Non, pas du tout. Ma famille est très conservatrice. Comme pour beaucoup de filles ou de garçons qui sont aussi dans mon cas, quitter l’Islam veut dire quitter sa famille et toute sa communauté. C’est pour ça que c’est si dur. En plus, chez les musulman·es rigoristes, la famille et la communauté c’est tout. Quitter l’Islam c’est un peu comme l’excommunication au Moyen-Âge chez les chrétien·nes. On se retrouve seul·e.
Par exemple, quand j’étais petite, j’avais un lecteur MP3 et je n’avais le droit d’écouter que le Coran. Mon père faisait des inspections. Il prenait mes écouteurs et vérifiait toujours ce que j’écoutais, parce que la musique c’est haram et ça mène à l’enfer. Écouter du punk c’était donc haramissime et en jouer, en mobilisant des symboles sacrés, alors là je te dis pas !
D’ailleurs, pour les gens qui ne comprennent pas le darija, ou arabe marocain, de quoi parlent tes chansons ?
D’empowerment. Ça a encore à voir avec la peur qui passe de l’autre côté. Dans Aisha Qandisha (créature de la mythologie marocaine qui séduisent les hommes pour les manger, NDLR), je m’adresse aux hommes en leur disant que je vais les trouver, dans les rues sombres, qu’ils n’auront nulle part où se cacher et que c’est à leur tour d’avoir peur.

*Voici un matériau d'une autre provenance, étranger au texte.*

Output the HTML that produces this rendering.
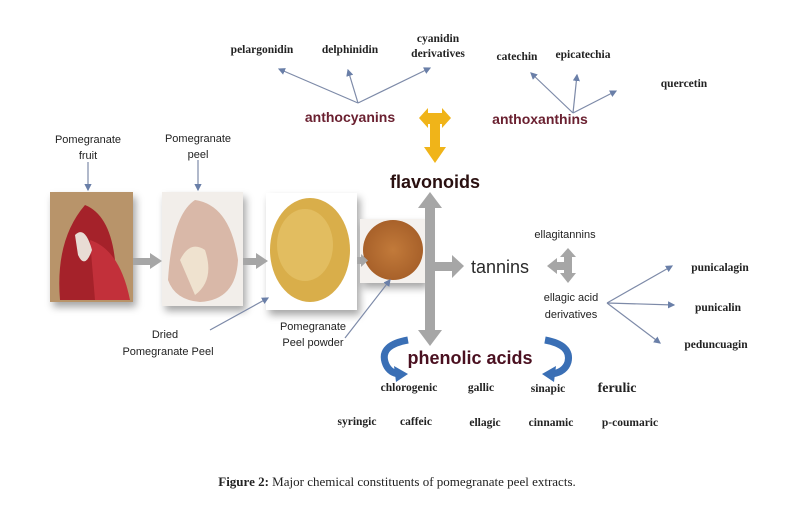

Ce mythe d’Aisha Qandisha, c’est un peu le mythe de la sirène, de la succube ou des vagina dentata. Des mythes inventés par des hommes qui ont peur et qu’on retrouve dans presque toutes les cultures.
Une autre peur de ces hommes, c’est que les femmes leurs répondent. Le premier morceau de l’album c’est sma3, qui veut dire « écoute ». Je porte ce que je veux, je me tatoue ce que je veux où je veux et mêle-toi de tes affaires. C’est un peu la même chose dans Al-zuki Akbar. « Al-zuki » veut dire « mon cul », et « Akbar »… je pense que tu sais ! Ça parle du fait que quoi qu’on fasse, quoi qu’on porte, nous les femmes, on ne sera jamais respectables, que cette injonction à la pureté est ce par quoi les hommes nous contrôlent. Cette chanson, elle dit : « Ouais j’ai un gros cul, et je porterai ce que je veux ». Ces morceaux, malgré leur humour ou leur provocation, sont en fait le résultat de beaucoup de souffrances.
Comment une nana issue d’une famille tradi musulmane est rentrée en contact avec la scène punk ?
C’est arrivé petit à petit. Quand j’étais petite, on a eu des stages de danse avec l’école. De là, j’ai découvert la musique noire-américaine et j’ai tout de suite accroché. Je venais d’un tel désert culturel que ça m’est apparu comme une oasis. J’ai commencé à en écouter de plus en plus et à élargir le champ. À l’adolescence, comme beaucoup de gosses, j’ai découvert le punk. Ça m’a plu pour l’énergie mais je trouvais ça trop négatif. No Future, ça avait été toute ma vie jusque-là et pour moi c’était ni cool ni marrant. J’avais besoin de nouvelles valeurs, de croire en quelque chose de positif. Le punk hardcore a cette dimension-là. C’est pas nihiliste. C’est porteur de colère mais de colère constructive. J’ai eu assez de destruction et de dark dans ma vie pour en rajouter une couche.
T’as quand même quitté un monde très dominé par les mecs pour entrer dans un autre.
Oui, le punk – et encore plus le hardcore – est tout à fait dominé par les hommes, encore aujourd’hui. On est tout le temps jugées et sexualisées. Si on vient aux concerts c’est pour faire les groupies, pour se taper tel ou tel membre du groupe, pas parce qu’on aime la musique. On voit très peu de filles sur scène alors que des groupes de filles, il y en a. S’il n’y en avait pas, je dirais rien mais y’en a plein. Heureusement ça change, même si c’est trop lent. On commence à voir les mentalités évoluer et à voir plus de femmes et de « minorités » derrière les micros.
Quand on parle de filles dans le punk et de critique de la religion on pense aux Pussy Riots. C’est une référence pour toi ?
Non. Je trouve ça super ce que ces filles ont fait et le courage qu’elles ont eu, mais la différence avec moi, c’est que je veux pas que Taqbir soit un mouvement politique. J’ai pas de programme ou de revendication. À part qu’on me laisse vivre ma vie comme je l’entends, porter ce que je veux et baiser avec qui je veux. C’est un peu les paroles des chansons de midinettes des années 1960 style Lesley Gore quand on y pense. Ça devrait pas être un projet politique.